Stated exercise:
Copy the records below exactly, starting at the line that contains "Recreate this image" and ending at the line that contains "const years = ['2010', '2011', '2012', '2013', '2014', '2015'];"; leave out any pictures.

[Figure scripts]
════
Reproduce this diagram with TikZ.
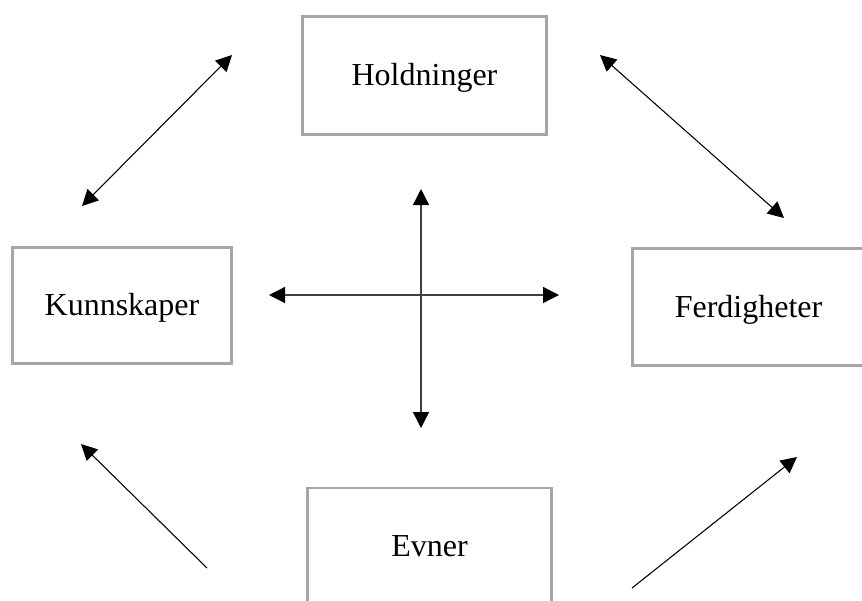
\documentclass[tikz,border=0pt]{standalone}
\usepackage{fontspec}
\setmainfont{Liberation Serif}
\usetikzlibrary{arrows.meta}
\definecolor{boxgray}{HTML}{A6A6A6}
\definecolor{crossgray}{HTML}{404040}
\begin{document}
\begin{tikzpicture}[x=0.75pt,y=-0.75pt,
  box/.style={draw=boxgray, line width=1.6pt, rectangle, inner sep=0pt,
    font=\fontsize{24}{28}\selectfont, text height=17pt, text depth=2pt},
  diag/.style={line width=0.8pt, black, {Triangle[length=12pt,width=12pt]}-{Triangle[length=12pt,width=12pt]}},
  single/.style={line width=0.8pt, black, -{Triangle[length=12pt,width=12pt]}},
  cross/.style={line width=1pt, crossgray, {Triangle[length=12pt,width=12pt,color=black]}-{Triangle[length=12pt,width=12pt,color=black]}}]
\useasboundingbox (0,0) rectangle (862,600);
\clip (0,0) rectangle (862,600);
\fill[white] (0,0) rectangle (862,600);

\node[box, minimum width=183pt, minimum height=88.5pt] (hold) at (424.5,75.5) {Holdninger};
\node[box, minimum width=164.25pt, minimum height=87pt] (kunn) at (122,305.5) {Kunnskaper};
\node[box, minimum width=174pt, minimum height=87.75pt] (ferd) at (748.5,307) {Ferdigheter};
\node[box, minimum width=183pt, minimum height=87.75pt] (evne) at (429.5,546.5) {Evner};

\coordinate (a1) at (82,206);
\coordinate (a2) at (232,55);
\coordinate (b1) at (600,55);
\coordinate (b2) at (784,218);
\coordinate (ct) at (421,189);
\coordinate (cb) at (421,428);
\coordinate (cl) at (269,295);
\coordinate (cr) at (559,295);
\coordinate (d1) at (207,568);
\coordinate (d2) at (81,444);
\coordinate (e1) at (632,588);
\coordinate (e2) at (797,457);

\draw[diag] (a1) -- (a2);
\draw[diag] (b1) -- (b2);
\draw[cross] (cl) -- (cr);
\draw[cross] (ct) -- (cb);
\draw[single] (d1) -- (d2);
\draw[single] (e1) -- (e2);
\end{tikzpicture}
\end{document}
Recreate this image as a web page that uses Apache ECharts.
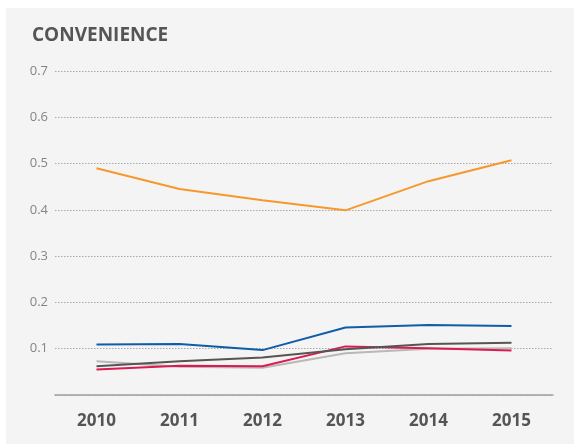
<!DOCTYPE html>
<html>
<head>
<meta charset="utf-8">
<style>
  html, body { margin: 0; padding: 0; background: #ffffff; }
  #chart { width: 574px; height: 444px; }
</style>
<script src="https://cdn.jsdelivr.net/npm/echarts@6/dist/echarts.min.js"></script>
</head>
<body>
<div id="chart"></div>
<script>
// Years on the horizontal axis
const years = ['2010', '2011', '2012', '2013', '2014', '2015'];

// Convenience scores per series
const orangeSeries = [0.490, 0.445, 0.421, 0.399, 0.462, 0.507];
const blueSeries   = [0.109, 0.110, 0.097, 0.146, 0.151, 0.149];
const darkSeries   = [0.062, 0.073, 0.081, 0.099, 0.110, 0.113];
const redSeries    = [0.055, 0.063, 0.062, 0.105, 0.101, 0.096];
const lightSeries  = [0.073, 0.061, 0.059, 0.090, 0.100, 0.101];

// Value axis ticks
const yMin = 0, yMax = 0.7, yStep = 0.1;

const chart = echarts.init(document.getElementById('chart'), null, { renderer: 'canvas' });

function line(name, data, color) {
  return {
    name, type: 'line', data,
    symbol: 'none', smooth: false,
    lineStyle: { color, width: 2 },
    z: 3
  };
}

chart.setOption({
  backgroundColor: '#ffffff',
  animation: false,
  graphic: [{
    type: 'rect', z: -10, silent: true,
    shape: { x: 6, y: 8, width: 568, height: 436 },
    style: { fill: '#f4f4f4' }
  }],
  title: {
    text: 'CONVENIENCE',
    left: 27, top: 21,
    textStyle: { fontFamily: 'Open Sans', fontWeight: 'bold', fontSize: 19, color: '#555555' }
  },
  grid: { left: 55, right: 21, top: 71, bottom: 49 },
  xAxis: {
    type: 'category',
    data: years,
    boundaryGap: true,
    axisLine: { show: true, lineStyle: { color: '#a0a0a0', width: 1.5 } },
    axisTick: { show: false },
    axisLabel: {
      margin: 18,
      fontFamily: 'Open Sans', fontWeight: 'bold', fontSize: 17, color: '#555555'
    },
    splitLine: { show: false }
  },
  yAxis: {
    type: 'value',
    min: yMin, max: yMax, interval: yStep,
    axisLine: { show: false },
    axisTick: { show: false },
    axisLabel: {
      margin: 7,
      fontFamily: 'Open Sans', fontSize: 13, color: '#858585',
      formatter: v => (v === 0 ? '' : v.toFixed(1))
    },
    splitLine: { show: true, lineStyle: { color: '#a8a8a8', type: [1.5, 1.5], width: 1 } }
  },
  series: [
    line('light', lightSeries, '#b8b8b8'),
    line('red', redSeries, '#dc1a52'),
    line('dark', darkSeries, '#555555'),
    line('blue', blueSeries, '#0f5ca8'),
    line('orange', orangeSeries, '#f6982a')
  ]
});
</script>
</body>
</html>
════
Task result:
Recreate this image as a web page that uses Apache ECharts.
<!DOCTYPE html>
<html>
<head>
<meta charset="utf-8">
<style>
  html, body { margin: 0; padding: 0; background: #ffffff; }
  #chart { width: 574px; height: 444px; }
</style>
<script src="https://cdn.jsdelivr.net/npm/echarts@6/dist/echarts.min.js"></script>
</head>
<body>
<div id="chart"></div>
<script>
// Years on the horizontal axis
const years = ['2010', '2011', '2012', '2013', '2014', '2015'];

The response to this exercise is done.